Children Robert Miles
30 July 2014, 10:18
One hundred years on and the names of those who gave their lives in the service of their country can still be seen on war memorials across Devon.
But now the stories behind some of those names can also be seen, thanks to the dedication of teams of local volunteers and historians and a website provided by Lord Clinton's Charitable Trust and Clinton Devon Estates, in association with the Fairlynch Museum in Budleigh Salterton.
Together they have produced www.devonremembers.co.uk - Honouring the 1914 Generation - a memorial to the men and women from the Estate's communities in East and North Devon who fell during World War One.

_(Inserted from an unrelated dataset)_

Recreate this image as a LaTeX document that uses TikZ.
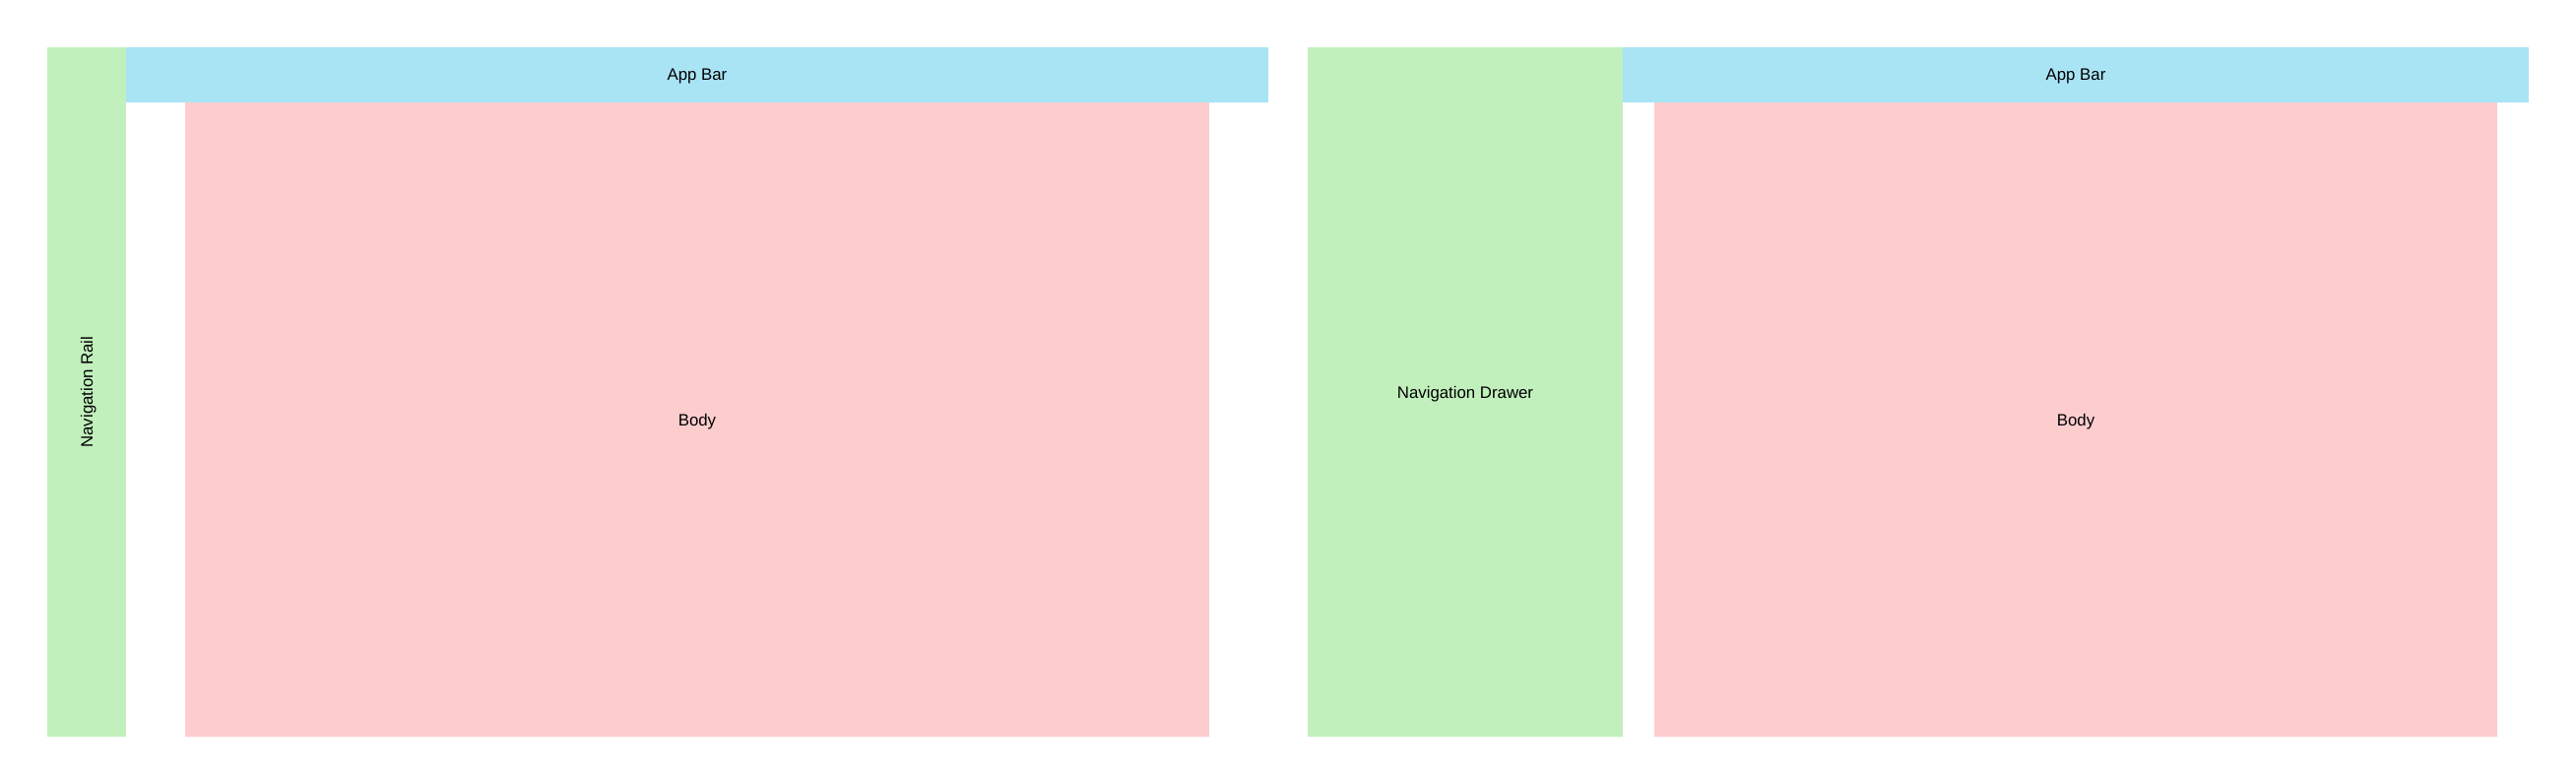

The website lists the fallen from Budleigh Salterton, Colaton Raleigh, East Budleigh, Huish, Merton, Newton Poppleford and Otterton and, thanks to volunteers from these towns and villages, it tells as much as can be discovered about their lives, their families and their contributions to the war and to their communities.
Volunteers Sheila Jelley, Margaret Brett, Jane Bennett, John Haggar and John Hedderly worked on the communities in East Devon, while Philip Collins from Merton looked into the stories of those from North Devon.
Also revealed to the public for the first time is the wartime diary of the Honorable John Trefusis, who was to become the youngest Brigadier General of his day in the British Army.
Known to his troops as Jack Tre, he was a younger brother of the current Lord Clinton's grandfather.
Tragically he was killed by a sniper on the western Front in October 1915, aged 37, but his words live on in the form of the diary he kept from September 1914.
Other stories on the site tell of the struggle on the home front: of some of the women who worked at Budleigh Salterton's Voluntary Aid Detachment (VAD) hospital for injured servicemen, such as Commandant Harriett Barton who gave up her home in the town's West Hill to found the hospital.
People can add their own stories and photographs on the site, or by emailing firstname.lastname@example.org.
It is part of the wider Devon Remembers project being co-ordinated by Devon County Council.
See www.devonremembers.info for more on that project.